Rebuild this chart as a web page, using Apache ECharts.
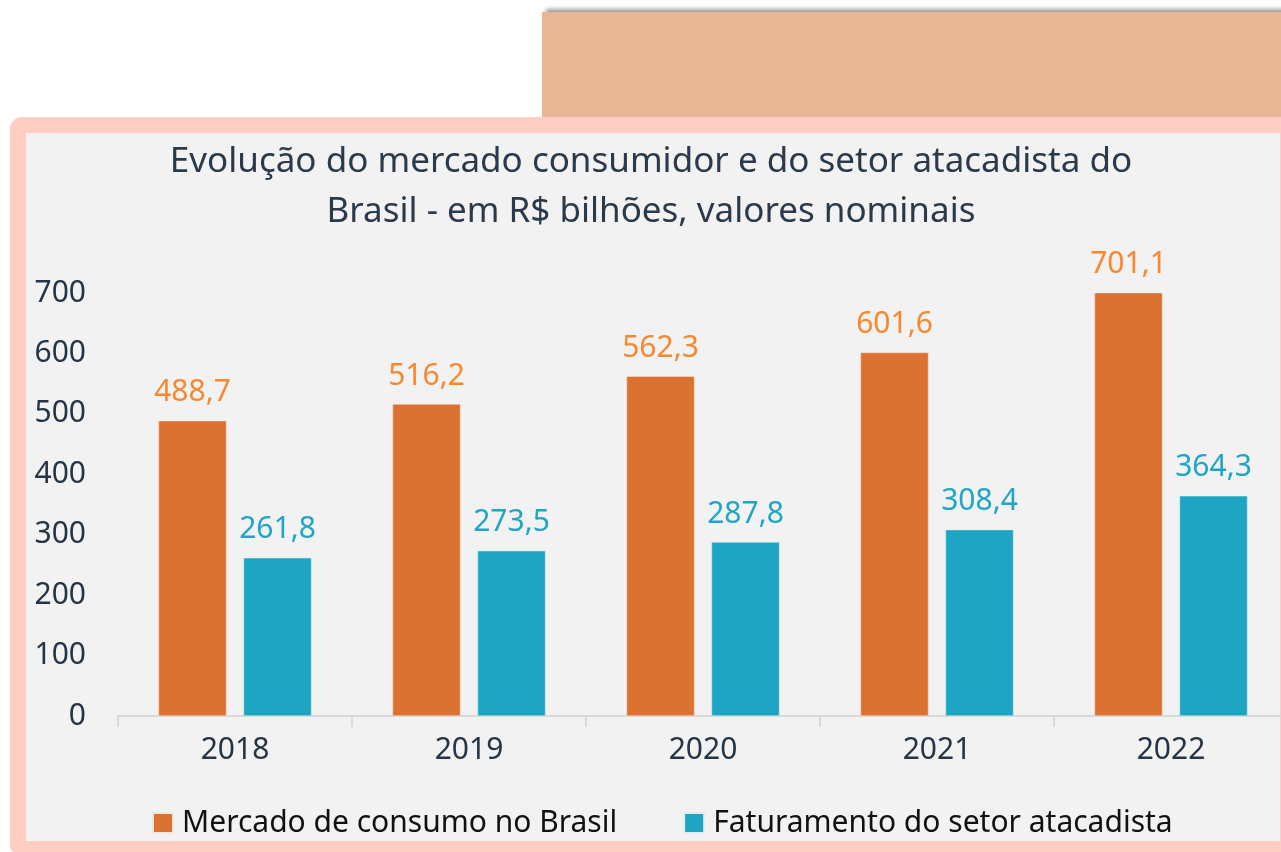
<!DOCTYPE html>
<html>
<head>
<meta charset="utf-8">
<script src="https://cdn.jsdelivr.net/npm/echarts@6/dist/echarts.min.js"></script>
<style>
html,body{margin:0;padding:0;width:1281px;height:852px;overflow:hidden;background:#ffffff;position:relative;}
#peach{position:absolute;left:542px;top:12px;width:760px;height:105px;background:#e9b796;box-shadow:2px -5px 4px -2px rgba(0,0,0,0.4);}
#panel{position:absolute;left:10px;top:117px;width:1286px;height:740px;background:#ffcdc2;border-radius:12px;}
#inner{position:absolute;left:26px;top:133px;width:1254px;height:708px;background:#f2f2f2;}
#chart{position:absolute;left:0;top:0;width:1300px;height:852px;}
</style>
</head>
<body>
<div id="peach"></div>
<div id="panel"></div>
<div id="inner"></div>
<div id="chart"></div>
<script>
const categories = ['2018', '2019', '2020', '2021', '2022'];
const mercadoConsumo = [488.7, 516.2, 562.3, 601.6, 701.1];
const faturamentoAtacado = [261.8, 273.5, 287.8, 308.4, 364.3];
const seriesNames = ['Mercado de consumo no Brasil', 'Faturamento do setor atacadista'];
const titleText = 'Evolução do mercado consumidor e do setor atacadista do\nBrasil - em R$ bilhões, valores nominais';

const FONT = '"Noto Sans", "Open Sans", sans-serif';
const fmt = v => v.toFixed(1).replace('.', ',');

const chart = echarts.init(document.getElementById('chart'), null, {renderer: 'canvas'});
chart.setOption({
  backgroundColor: 'transparent',
  animation: false,
  title: {
    text: titleText,
    left: 651,
    top: 137,
    padding: 0,
    textAlign: 'center',
    textStyle: {fontFamily: FONT, fontSize: 35, fontWeight: 'normal', color: '#2b3a4b', lineHeight: 50}
  },
  legend: {
    data: seriesNames,
    left: 152,
    top: 808,
    padding: 0,
    itemWidth: 20,
    itemHeight: 20,
    itemGap: 66,
    icon: 'rect',
    textStyle: {fontFamily: FONT, fontSize: 30, color: '#111111', padding: [0, 0, 0, 4]}
  },
  grid: {left: 118, top: 293, width: 1170, height: 423, containLabel: false},
  xAxis: {
    type: 'category',
    data: categories,
    axisLine: {lineStyle: {color: '#d9d9d9', width: 2}},
    axisTick: {show: true, length: 11, lineStyle: {color: '#d9d9d9', width: 2}},
    axisLabel: {fontFamily: FONT, fontSize: 30, color: '#253545', margin: 19}
  },
  yAxis: {
    type: 'value',
    min: 0,
    max: 700,
    interval: 100,
    axisLine: {show: false},
    axisTick: {show: false},
    splitLine: {show: false},
    axisLabel: {fontFamily: FONT, fontSize: 30, color: '#253545', margin: 32}
  },
  series: [
    {
      name: seriesNames[0],
      type: 'bar',
      data: mercadoConsumo,
      barWidth: 68,
      barGap: '25%',
      itemStyle: {color: '#dc7231', borderColor: '#f4e6dc', borderWidth: 0.5},
      label: {show: true, position: 'top', distance: 13, formatter: p => fmt(p.value),
        fontFamily: FONT, fontSize: 30, color: '#f7882f'}
    },
    {
      name: seriesNames[1],
      type: 'bar',
      data: faturamentoAtacado,
      barWidth: 68,
      itemStyle: {color: '#1ea5c3', borderColor: '#dceef2', borderWidth: 0.5},
      label: {show: true, position: 'top', distance: 13, formatter: p => fmt(p.value),
        fontFamily: FONT, fontSize: 30, color: '#1ea6c4'}
    }
  ]
});
</script>
</body>
</html>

□ □ □

Aim:
Without the pictures, write out all of the material exactly.

The reply:
Rebuild this chart as a web page, using Apache ECharts.
<!DOCTYPE html>
<html>
<head>
<meta charset="utf-8">
<script src="https://cdn.jsdelivr.net/npm/echarts@6/dist/echarts.min.js"></script>
<style>
html,body{margin:0;padding:0;width:1281px;height:852px;overflow:hidden;background:#ffffff;position:relative;}
#peach{position:absolute;left:542px;top:12px;width:760px;height:105px;background:#e9b796;box-shadow:2px -5px 4px -2px rgba(0,0,0,0.4);}
#panel{position:absolute;left:10px;top:117px;width:1286px;height:740px;background:#ffcdc2;border-radius:12px;}
#inner{position:absolute;left:26px;top:133px;width:1254px;height:708px;background:#f2f2f2;}
#chart{position:absolute;left:0;top:0;width:1300px;height:852px;}
</style>
</head>
<body>
<div id="peach"></div>
<div id="panel"></div>
<div id="inner"></div>
<div id="chart"></div>
<script>
const categories = ['2018', '2019', '2020', '2021', '2022'];
const mercadoConsumo = [488.7, 516.2, 562.3, 601.6, 701.1];
const faturamentoAtacado = [261.8, 273.5, 287.8, 308.4, 364.3];
const seriesNames = ['Mercado de consumo no Brasil', 'Faturamento do setor atacadista'];
const titleText = 'Evolução do mercado consumidor e do setor atacadista do\nBrasil - em R$ bilhões, valores nominais';

const FONT = '"Noto Sans", "Open Sans", sans-serif';
const fmt = v => v.toFixed(1).replace('.', ',');

const chart = echarts.init(document.getElementById('chart'), null, {renderer: 'canvas'});
chart.setOption({
  backgroundColor: 'transparent',
  animation: false,
  title: {
    text: titleText,
    left: 651,
    top: 137,
    padding: 0,
    textAlign: 'center',
    textStyle: {fontFamily: FONT, fontSize: 35, fontWeight: 'normal', color: '#2b3a4b', lineHeight: 50}
  },
  legend: {
    data: seriesNames,
    left: 152,
    top: 808,
    padding: 0,
    itemWidth: 20,
    itemHeight: 20,
    itemGap: 66,
    icon: 'rect',
    textStyle: {fontFamily: FONT, fontSize: 30, color: '#111111', padding: [0, 0, 0, 4]}
  },
  grid: {left: 118, top: 293, width: 1170, height: 423, containLabel: false},
  xAxis: {
    type: 'category',
    data: categories,
    axisLine: {lineStyle: {color: '#d9d9d9', width: 2}},
    axisTick: {show: true, length: 11, lineStyle: {color: '#d9d9d9', width: 2}},
    axisLabel: {fontFamily: FONT, fontSize: 30, color: '#253545', margin: 19}
  },
  yAxis: {
    type: 'value',
    min: 0,
    max: 700,
    interval: 100,
    axisLine: {show: false},
    axisTick: {show: false},
    splitLine: {show: false},
    axisLabel: {fontFamily: FONT, fontSize: 30, color: '#253545', margin: 32}
  },
  series: [
    {
      name: seriesNames[0],
      type: 'bar',
      data: mercadoConsumo,
      barWidth: 68,
      barGap: '25%',
      itemStyle: {color: '#dc7231', borderColor: '#f4e6dc', borderWidth: 0.5},
      label: {show: true, position: 'top', distance: 13, formatter: p => fmt(p.value),
        fontFamily: FONT, fontSize: 30, color: '#f7882f'}
    },
    {
      name: seriesNames[1],
      type: 'bar',
      data: faturamentoAtacado,
      barWidth: 68,
      itemStyle: {color: '#1ea5c3', borderColor: '#dceef2', borderWidth: 0.5},
      label: {show: true, position: 'top', distance: 13, formatter: p => fmt(p.value),
        fontFamily: FONT, fontSize: 30, color: '#1ea6c4'}
    }
  ]
});
</script>
</body>
</html>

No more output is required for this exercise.